Copy nothing but the stretch that opens with the line containing "Output the Python" and closes with the line containing "yticks = [0, 20, 40, 60, 80]". Keep pictures out.

Listing:
* START *

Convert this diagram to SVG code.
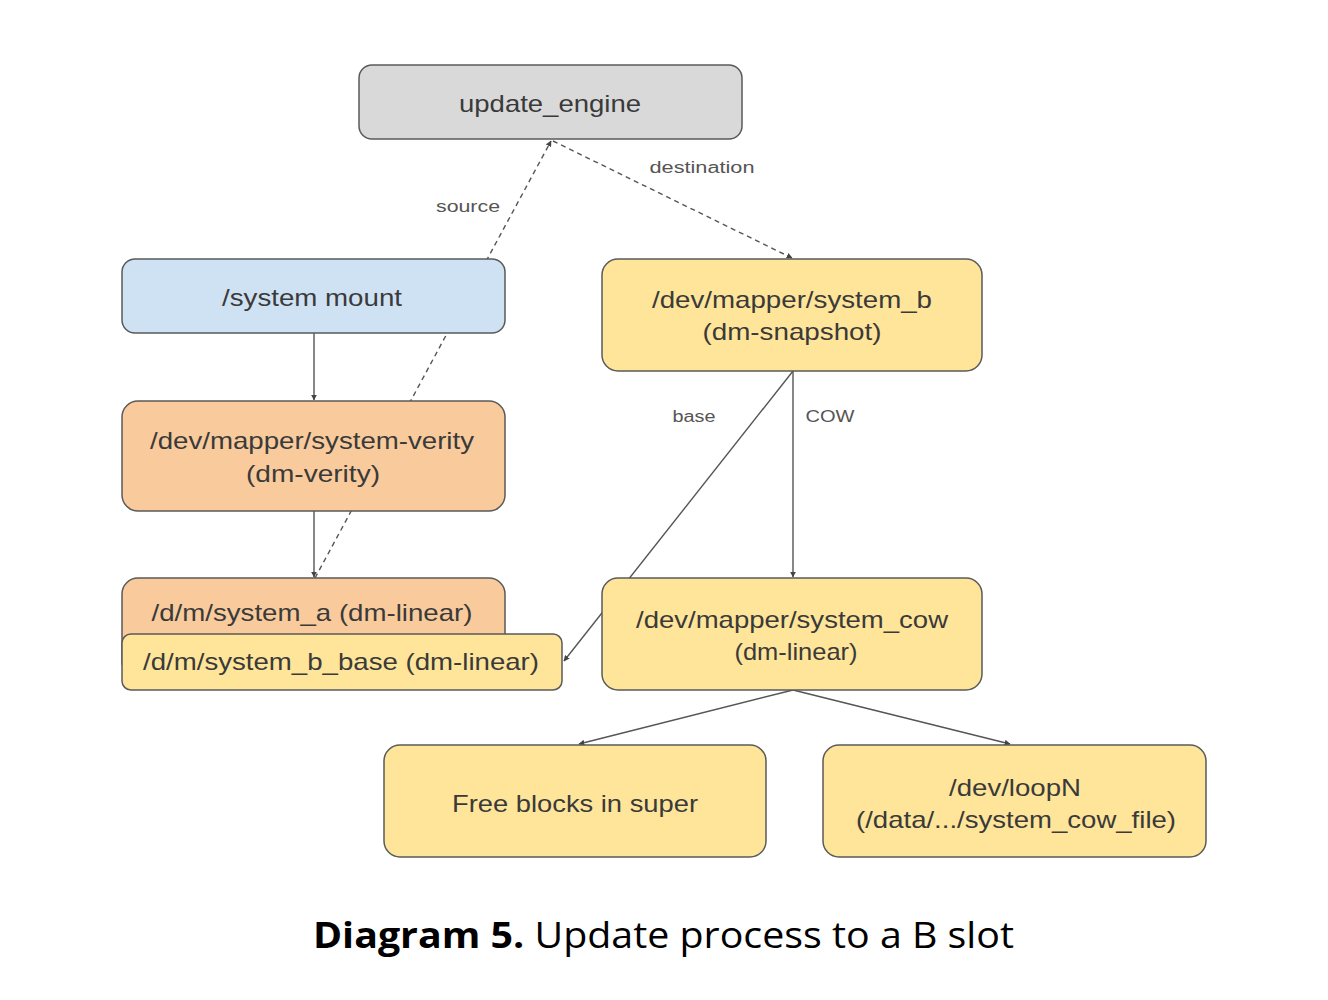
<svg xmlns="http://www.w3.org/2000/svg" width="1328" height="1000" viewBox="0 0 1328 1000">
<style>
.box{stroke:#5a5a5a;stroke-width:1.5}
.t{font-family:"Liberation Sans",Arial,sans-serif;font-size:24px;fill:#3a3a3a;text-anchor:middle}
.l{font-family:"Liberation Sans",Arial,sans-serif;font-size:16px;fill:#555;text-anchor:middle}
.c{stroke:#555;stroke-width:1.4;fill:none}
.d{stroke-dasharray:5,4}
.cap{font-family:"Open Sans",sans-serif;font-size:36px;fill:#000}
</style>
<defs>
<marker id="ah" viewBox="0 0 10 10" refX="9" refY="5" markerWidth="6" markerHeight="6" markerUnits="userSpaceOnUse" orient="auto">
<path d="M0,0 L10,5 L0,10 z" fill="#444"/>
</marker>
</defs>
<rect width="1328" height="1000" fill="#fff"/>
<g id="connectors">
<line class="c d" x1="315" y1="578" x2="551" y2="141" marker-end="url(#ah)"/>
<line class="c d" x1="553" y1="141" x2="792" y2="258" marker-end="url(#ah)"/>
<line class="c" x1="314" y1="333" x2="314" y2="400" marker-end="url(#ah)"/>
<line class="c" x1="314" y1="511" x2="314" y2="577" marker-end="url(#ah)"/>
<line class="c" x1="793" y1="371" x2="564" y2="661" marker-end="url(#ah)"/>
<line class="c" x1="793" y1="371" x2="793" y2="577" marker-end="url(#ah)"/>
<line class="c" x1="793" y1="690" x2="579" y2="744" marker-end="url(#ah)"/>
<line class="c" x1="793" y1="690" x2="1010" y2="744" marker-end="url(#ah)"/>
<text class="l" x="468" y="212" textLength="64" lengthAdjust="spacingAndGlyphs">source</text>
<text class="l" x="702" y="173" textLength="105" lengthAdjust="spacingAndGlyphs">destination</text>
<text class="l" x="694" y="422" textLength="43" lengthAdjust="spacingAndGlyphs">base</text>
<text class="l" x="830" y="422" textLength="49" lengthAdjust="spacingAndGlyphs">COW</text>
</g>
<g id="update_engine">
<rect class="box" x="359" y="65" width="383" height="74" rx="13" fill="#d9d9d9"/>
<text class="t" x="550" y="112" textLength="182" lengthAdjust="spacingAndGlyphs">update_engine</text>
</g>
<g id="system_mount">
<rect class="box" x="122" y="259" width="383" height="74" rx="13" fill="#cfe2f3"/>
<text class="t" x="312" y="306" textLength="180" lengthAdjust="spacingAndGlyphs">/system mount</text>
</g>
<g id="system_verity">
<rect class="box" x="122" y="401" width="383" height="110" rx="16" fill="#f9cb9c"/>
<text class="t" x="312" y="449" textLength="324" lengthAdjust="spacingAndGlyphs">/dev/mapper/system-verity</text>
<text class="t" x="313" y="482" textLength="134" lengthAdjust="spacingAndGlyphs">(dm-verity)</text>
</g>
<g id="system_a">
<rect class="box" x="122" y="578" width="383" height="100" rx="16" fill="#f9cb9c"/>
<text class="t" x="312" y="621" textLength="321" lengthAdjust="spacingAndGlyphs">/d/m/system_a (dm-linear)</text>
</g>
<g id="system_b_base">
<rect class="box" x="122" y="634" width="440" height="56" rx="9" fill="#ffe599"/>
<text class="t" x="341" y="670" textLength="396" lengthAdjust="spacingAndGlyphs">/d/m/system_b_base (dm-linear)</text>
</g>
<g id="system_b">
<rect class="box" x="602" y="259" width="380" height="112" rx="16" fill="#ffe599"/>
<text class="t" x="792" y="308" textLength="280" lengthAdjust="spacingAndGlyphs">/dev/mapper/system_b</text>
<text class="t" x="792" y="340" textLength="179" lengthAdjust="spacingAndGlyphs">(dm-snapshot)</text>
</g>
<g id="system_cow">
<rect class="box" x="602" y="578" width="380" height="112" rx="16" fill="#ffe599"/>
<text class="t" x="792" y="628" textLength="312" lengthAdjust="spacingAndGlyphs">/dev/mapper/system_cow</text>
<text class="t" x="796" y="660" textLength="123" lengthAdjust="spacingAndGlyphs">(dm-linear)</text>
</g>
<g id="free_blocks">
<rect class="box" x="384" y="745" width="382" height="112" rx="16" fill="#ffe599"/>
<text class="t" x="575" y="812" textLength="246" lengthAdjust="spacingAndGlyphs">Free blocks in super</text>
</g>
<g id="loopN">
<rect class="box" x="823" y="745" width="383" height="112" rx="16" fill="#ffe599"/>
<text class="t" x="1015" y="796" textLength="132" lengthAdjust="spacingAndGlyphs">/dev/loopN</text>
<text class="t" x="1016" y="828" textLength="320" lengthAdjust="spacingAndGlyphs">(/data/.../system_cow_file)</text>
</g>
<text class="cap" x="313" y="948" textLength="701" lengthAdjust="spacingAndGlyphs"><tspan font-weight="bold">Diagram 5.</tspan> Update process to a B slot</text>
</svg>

* END *
* START *

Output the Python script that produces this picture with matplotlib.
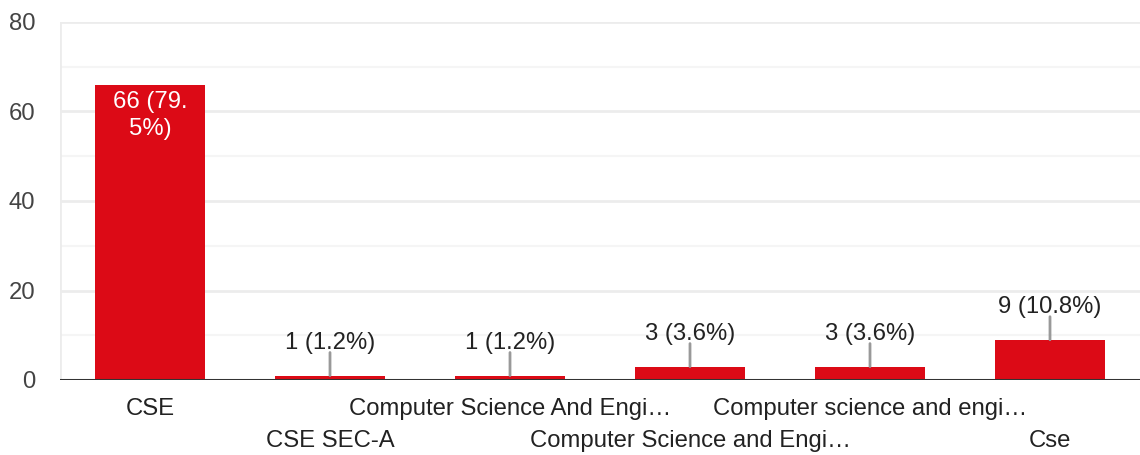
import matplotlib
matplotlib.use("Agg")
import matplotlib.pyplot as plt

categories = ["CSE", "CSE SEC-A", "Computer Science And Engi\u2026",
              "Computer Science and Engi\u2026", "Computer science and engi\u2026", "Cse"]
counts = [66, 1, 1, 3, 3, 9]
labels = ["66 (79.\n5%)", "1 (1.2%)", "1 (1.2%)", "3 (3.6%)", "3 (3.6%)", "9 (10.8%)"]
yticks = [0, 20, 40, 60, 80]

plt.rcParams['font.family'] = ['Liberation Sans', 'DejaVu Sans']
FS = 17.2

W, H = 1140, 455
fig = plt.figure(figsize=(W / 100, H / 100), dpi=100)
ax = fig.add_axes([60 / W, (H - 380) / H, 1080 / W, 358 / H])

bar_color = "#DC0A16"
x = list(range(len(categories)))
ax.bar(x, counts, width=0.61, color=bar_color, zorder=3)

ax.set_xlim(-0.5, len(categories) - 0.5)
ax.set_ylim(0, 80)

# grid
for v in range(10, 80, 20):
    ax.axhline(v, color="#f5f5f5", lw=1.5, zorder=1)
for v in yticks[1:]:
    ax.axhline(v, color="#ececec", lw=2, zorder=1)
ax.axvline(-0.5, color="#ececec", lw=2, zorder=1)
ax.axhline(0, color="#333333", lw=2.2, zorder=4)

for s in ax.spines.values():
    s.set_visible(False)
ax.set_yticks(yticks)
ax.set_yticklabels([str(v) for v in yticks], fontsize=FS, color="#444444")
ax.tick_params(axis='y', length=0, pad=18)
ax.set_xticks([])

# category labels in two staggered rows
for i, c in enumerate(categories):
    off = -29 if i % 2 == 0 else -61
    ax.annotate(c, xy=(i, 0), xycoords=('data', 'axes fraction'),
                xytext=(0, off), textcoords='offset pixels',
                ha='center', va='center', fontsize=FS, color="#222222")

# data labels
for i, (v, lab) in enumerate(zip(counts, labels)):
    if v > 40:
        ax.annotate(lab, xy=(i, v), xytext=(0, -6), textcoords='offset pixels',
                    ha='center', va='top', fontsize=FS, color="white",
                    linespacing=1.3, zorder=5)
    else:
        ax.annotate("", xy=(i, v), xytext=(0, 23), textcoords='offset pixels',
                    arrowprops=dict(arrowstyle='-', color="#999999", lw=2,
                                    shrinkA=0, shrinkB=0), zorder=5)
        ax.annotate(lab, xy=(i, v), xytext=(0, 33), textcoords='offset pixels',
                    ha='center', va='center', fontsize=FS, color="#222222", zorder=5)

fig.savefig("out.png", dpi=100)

* END *
* START *

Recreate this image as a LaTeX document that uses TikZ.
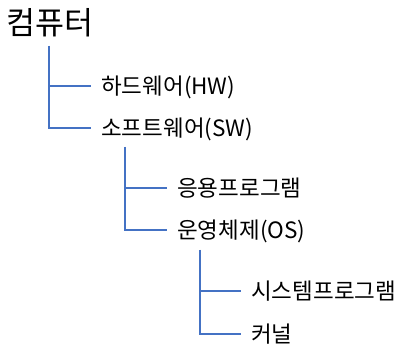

* END *

Output of the exercise:
Output the Python script that produces this picture with matplotlib.
import matplotlib
matplotlib.use("Agg")
import matplotlib.pyplot as plt

categories = ["CSE", "CSE SEC-A", "Computer Science And Engi\u2026",
              "Computer Science and Engi\u2026", "Computer science and engi\u2026", "Cse"]
counts = [66, 1, 1, 3, 3, 9]
labels = ["66 (79.\n5%)", "1 (1.2%)", "1 (1.2%)", "3 (3.6%)", "3 (3.6%)", "9 (10.8%)"]
yticks = [0, 20, 40, 60, 80]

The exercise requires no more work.